Incluso cuando éstos parecen estar tratando únicamente acerca de fenómenos naturales —como el curso del sol, por ejemplo—, los mitos hacen referencia a una realidad que ya no es la realidad de la naturaleza tal y como el hombre moderno la concibe hoy en día. Porque para el primitivo, la naturaleza no es simplemente natural; es también, y al mismo tiempo, sobrenatural, es decir, la manifestación de fuerzas sagradas y encarnación de realidades trascendentes. Conocer los mitos no es (como se creía en el siglo pasado) hacerse consciente de la regularidad de ciertos fenómenos cósmicos (el curso solar, el ciclo lunar, el ritmo de la vegetación, y otros semejantes); es, en primer lugar, conocer lo que ha sucedido en el mundo, lo que realmente ha sucedido, lo que los dioses y los héroes civilizadores hicieron , sus obras o trabajos, aventuras y dramas. Es conocer una historia divina, que no obstante sigue siendo una “historia”, es decir, una serie de acontecimientos imprevisibles, aunque consistentes y significativos.

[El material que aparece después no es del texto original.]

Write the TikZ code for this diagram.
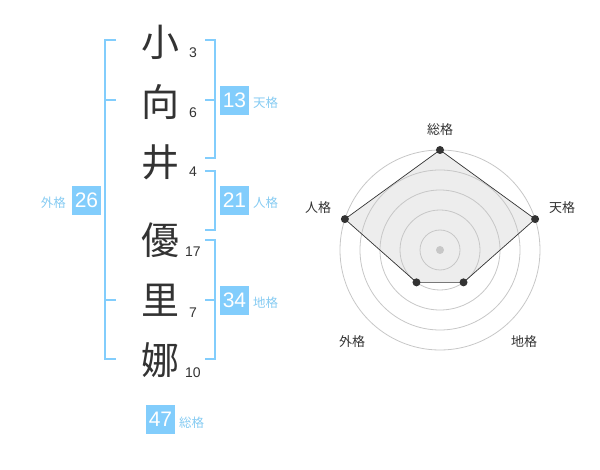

En términos modernos podríamos decir que la iniciación pone punto y final al hombre natural e introduce al novicio en la cultura. Pero para las sociedades arcaicas, la cultura no es un producto humano, pues su origen es sobrenatural. Y eso no es todo. Es a través de la cultura como el hombre restablece contacto con el mundo de los dioses y otros seres sobrenaturales y participa en sus energías creativas. El mundo de los seres sobrenaturales es el mundo en el que las cosassuceden por primera vez: el mundo en el que empezaron a existir el primer árbol y el primer animal; en el que un acto —que a partir de entonces ha sido religiosamente repetido— fue realizado por vez primera (caminar adoptando una postura determinada, desenterrar un tubérculo específico, ir de caza durante una fase lunar determinada); en el que los dioses o los héroes, por ejemplo, tienen tal y cual encuentro, sufren tal y cual contratiempo, pronuncian una palabras en particular, proclaman unas normas específicas. Los mitos nos llevan a un mundo que no podemos describir únicamente como “narrado”, porque consiste en la historia de actos realizados libremente, de decisiones imprevistas, de transformaciones fabulosas, y de otras cosas por el estilo. Es, en pocas palabras, la historia de todo lo significativo que ha sucedido desde la creación del mundo, de todos los acontecimientos que han contribuido a hacer del hombre lo que es en la actualidad. El novicio, al que la iniciación introduce a las tradiciones mitológicas de la tribu, es introducido a la historia sagrada del mundo y de la humanidad. Esa es la razón por la que la iniciación resulta tan importante para un conocimiento del hombre premoderno. Revela la seriedad casi pasmosa con la que el hombre de las sociedades arcaicas asumía la responsabilidad de recibir y transmitir valores espirituales.